Goal of the exercise
Report how many lines below contain the word "LaTeX". Give only the number.

Supplied data

*****

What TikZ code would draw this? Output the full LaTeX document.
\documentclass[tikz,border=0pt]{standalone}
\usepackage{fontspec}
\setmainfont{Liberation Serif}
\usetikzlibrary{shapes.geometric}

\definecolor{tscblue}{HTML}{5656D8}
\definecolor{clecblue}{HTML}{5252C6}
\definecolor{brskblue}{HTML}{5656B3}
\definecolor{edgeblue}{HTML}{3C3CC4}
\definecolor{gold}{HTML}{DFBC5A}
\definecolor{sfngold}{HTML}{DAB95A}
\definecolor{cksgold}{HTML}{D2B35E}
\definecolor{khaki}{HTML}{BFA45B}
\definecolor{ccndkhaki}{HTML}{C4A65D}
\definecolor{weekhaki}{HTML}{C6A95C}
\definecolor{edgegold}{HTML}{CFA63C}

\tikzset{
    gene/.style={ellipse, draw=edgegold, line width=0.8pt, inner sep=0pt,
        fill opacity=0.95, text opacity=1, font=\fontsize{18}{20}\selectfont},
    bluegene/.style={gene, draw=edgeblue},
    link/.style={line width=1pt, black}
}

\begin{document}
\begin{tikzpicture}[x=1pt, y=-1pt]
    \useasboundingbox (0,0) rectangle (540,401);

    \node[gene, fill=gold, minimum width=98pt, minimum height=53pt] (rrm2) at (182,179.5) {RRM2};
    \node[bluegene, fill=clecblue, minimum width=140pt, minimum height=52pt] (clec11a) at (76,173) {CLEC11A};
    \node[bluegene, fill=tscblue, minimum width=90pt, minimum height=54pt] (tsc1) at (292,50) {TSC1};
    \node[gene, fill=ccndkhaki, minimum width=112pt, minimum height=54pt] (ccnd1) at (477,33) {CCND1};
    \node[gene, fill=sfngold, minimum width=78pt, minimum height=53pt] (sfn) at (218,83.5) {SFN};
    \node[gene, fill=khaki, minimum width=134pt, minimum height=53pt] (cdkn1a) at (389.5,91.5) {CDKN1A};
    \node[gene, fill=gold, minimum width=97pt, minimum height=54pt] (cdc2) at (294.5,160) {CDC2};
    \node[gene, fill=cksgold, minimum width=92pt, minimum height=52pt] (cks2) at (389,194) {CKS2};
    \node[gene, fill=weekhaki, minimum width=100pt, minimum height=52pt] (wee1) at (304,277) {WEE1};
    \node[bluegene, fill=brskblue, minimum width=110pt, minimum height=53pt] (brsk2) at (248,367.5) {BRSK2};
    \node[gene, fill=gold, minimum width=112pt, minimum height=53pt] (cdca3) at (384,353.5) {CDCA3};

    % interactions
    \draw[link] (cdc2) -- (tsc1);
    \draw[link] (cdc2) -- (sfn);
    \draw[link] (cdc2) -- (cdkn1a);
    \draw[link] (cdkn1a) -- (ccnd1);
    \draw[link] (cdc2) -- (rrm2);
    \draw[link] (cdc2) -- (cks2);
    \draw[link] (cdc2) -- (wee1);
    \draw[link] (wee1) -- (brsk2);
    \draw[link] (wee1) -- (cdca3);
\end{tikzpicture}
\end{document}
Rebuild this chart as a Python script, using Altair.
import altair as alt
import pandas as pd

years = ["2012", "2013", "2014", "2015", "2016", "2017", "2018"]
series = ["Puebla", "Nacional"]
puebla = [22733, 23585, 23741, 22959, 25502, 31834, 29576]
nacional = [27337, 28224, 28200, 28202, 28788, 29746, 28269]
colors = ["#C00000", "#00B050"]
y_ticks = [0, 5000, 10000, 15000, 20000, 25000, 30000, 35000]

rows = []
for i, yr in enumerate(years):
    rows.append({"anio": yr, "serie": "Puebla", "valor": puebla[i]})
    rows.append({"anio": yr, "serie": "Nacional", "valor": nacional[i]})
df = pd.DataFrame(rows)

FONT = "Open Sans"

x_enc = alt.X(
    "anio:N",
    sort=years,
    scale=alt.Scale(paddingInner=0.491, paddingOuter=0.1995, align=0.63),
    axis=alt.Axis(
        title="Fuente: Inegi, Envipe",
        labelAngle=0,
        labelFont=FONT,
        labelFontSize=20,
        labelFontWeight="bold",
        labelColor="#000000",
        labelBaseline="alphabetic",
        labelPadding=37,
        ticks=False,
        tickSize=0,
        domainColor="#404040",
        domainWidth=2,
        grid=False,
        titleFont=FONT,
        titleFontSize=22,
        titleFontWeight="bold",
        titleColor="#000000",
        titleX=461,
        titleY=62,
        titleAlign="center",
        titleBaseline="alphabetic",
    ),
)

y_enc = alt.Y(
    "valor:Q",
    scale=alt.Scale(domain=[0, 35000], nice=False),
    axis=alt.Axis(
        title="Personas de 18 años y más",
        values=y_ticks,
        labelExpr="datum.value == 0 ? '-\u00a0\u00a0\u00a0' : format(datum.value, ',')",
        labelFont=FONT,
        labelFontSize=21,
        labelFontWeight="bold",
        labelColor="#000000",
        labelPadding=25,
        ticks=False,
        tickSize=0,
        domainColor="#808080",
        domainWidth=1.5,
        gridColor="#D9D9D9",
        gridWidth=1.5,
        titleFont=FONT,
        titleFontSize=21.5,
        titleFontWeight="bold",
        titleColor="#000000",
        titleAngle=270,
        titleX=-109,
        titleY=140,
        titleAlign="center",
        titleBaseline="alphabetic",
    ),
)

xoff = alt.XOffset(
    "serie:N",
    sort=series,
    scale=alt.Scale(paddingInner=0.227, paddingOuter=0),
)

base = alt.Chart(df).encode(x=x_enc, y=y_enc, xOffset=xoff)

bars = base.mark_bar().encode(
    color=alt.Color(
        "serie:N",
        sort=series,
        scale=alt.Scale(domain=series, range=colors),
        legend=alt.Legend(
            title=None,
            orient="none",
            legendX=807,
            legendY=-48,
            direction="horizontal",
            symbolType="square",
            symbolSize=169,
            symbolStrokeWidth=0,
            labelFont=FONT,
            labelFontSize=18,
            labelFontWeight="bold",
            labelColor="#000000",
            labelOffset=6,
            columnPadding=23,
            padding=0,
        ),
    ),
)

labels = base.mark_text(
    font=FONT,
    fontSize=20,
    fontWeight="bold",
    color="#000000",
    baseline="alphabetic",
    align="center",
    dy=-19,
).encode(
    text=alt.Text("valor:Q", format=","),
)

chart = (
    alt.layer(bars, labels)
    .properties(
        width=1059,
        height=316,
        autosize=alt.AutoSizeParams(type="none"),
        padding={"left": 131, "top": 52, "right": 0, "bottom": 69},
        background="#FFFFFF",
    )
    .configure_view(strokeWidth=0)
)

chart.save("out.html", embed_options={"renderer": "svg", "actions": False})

*****

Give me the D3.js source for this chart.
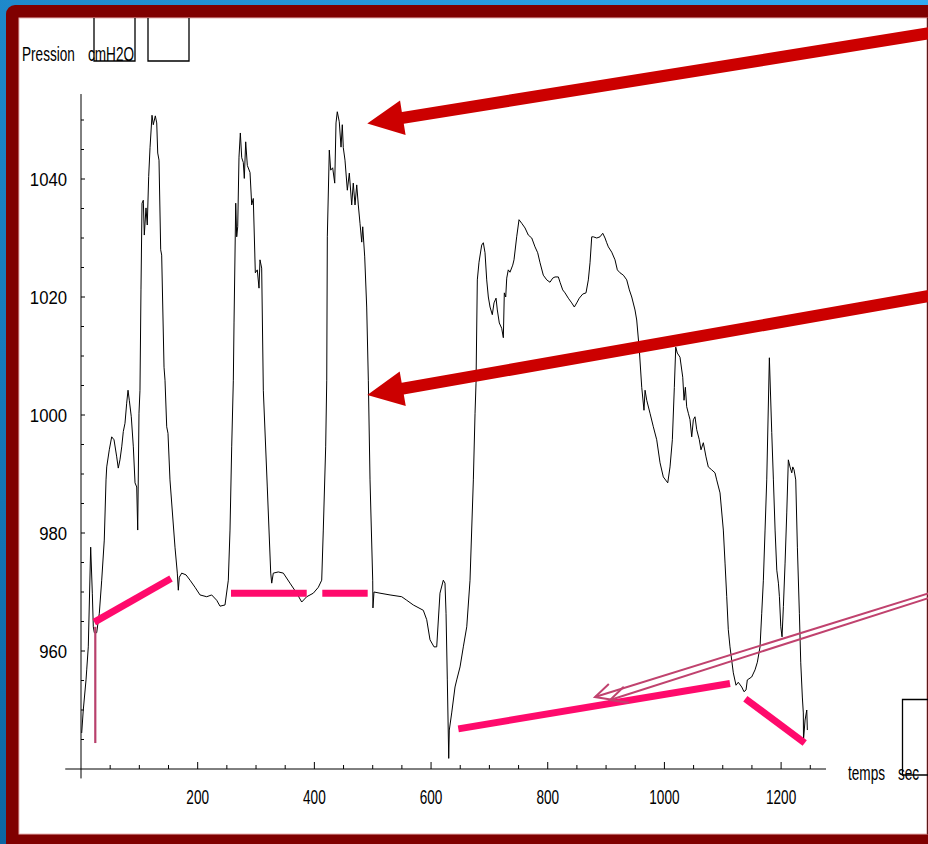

*****

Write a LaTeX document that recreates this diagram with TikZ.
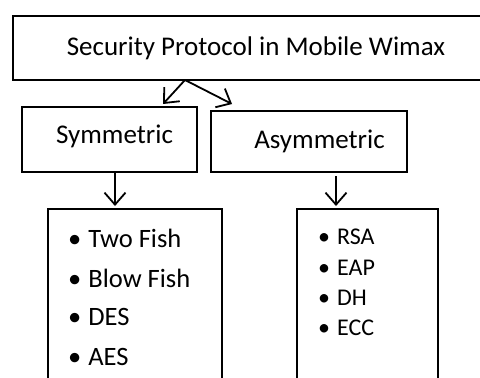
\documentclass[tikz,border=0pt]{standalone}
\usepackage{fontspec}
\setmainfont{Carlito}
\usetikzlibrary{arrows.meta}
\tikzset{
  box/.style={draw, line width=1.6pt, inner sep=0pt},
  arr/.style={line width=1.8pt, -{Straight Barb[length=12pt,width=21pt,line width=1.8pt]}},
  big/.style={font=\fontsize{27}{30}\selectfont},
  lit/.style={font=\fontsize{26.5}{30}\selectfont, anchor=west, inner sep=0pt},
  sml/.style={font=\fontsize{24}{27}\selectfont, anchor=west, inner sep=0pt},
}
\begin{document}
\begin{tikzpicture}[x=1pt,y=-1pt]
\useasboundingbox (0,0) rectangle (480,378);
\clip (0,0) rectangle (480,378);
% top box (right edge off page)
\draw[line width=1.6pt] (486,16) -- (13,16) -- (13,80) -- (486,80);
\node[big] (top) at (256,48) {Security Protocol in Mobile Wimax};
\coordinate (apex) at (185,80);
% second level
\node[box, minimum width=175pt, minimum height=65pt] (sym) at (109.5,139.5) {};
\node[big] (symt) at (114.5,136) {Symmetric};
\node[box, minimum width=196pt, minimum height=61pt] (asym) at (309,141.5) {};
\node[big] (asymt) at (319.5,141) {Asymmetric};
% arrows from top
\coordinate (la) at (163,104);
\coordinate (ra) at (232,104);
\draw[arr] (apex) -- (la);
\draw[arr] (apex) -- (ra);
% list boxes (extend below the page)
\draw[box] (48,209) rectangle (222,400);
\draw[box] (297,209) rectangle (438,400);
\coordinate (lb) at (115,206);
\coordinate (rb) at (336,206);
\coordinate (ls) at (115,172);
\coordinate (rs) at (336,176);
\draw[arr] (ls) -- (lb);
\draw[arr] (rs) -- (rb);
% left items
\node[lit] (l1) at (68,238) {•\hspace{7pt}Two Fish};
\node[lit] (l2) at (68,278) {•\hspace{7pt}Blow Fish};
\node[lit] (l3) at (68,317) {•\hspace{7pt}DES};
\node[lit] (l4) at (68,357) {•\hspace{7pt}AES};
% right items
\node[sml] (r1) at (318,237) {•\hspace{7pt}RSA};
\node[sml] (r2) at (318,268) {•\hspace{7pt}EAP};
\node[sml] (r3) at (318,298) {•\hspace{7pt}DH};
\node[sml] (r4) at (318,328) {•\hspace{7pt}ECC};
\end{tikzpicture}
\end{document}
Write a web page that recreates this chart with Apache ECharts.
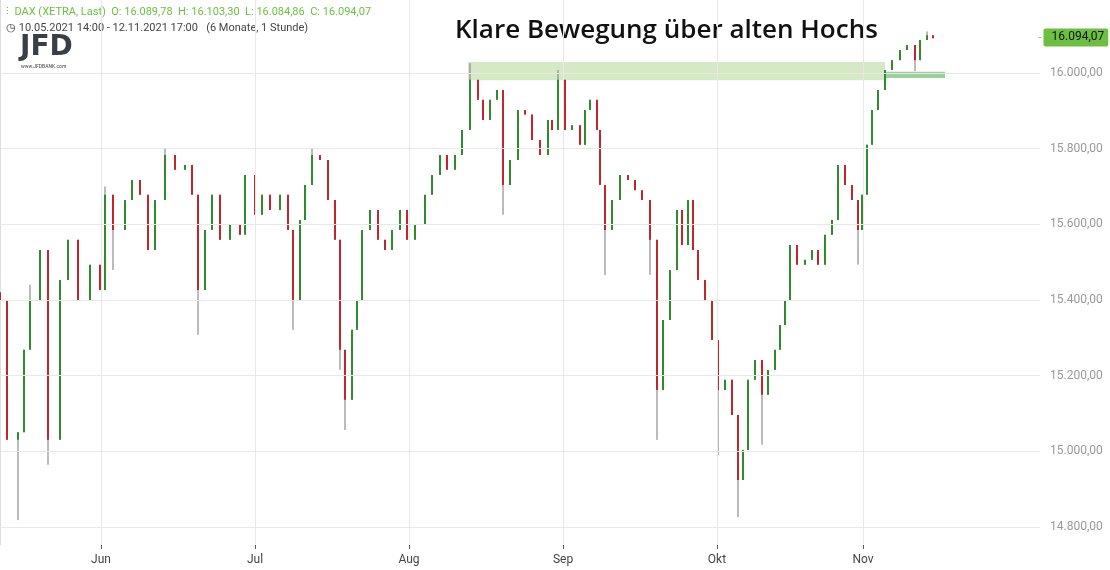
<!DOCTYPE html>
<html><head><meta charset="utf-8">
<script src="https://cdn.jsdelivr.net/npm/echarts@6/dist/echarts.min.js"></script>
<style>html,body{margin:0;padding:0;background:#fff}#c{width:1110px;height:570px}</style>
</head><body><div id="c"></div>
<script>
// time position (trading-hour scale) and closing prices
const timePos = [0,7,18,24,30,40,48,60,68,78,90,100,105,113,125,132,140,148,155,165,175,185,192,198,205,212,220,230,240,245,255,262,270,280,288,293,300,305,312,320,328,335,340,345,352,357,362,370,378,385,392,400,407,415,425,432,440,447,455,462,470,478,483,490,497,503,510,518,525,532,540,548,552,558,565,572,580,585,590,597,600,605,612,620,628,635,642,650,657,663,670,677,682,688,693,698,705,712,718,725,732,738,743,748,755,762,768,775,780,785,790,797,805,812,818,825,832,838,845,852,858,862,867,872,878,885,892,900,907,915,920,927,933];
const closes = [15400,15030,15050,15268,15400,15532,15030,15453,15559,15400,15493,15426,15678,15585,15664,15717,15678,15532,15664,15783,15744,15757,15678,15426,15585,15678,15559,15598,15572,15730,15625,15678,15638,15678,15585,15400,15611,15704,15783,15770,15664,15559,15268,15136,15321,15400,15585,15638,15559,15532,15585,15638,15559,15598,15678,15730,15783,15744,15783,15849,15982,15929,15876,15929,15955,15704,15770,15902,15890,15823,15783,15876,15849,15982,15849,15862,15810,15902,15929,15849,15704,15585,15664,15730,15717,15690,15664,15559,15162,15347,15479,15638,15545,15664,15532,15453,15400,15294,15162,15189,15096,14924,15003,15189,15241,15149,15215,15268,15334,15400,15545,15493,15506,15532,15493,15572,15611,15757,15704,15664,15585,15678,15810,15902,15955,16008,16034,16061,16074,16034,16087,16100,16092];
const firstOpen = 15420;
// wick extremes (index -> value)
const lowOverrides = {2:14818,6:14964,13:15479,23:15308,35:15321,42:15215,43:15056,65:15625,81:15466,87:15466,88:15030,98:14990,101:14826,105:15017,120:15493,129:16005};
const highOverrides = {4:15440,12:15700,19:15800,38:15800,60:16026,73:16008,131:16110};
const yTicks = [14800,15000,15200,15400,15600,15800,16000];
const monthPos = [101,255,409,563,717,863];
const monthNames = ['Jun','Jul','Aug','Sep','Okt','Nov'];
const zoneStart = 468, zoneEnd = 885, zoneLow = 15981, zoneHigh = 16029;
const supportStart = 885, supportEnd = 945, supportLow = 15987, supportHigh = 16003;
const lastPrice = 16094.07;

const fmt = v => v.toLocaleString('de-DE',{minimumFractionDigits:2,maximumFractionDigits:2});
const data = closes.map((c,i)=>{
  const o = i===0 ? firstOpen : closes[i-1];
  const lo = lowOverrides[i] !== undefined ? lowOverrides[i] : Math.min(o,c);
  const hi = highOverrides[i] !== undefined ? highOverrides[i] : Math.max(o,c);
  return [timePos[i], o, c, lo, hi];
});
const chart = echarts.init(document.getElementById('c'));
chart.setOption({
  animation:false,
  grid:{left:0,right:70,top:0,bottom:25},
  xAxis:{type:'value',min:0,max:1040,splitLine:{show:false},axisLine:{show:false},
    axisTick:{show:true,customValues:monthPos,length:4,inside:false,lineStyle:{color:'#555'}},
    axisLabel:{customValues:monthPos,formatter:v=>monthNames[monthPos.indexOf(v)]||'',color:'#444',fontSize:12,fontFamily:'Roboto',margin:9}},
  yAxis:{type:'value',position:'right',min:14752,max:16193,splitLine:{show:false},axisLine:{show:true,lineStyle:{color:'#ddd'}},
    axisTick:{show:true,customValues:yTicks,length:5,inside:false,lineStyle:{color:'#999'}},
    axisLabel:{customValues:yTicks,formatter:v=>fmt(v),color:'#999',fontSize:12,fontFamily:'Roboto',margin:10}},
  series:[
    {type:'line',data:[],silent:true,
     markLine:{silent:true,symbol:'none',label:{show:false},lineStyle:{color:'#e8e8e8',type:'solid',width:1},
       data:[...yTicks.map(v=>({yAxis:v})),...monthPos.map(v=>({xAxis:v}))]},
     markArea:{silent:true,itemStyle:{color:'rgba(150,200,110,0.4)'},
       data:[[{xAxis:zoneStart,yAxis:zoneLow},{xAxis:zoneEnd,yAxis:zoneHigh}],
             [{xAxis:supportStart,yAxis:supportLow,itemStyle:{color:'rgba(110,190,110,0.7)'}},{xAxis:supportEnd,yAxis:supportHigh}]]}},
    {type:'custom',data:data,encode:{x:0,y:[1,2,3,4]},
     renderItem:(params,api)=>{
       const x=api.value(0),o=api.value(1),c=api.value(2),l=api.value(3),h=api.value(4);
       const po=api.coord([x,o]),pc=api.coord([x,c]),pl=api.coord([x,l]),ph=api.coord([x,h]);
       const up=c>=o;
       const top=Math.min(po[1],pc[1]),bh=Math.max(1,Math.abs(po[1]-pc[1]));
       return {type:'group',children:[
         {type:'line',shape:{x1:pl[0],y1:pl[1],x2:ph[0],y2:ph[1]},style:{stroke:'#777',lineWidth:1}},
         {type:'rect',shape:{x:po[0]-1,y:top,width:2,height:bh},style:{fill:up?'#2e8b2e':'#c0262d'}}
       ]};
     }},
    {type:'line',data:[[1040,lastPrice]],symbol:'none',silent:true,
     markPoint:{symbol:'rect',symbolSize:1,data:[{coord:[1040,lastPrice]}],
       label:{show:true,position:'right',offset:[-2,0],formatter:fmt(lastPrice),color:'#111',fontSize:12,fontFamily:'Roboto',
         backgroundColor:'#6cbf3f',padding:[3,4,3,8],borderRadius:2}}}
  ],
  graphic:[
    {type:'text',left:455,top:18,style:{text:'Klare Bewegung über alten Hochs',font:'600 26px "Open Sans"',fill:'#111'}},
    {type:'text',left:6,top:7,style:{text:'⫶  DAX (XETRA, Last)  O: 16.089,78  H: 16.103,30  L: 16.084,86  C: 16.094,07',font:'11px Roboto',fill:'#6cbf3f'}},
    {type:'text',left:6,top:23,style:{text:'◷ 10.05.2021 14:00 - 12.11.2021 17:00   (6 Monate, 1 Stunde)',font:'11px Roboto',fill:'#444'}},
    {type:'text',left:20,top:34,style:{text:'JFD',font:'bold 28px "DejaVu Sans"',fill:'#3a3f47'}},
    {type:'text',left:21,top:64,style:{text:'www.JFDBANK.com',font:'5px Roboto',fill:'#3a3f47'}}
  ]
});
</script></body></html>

*****

Task answer
2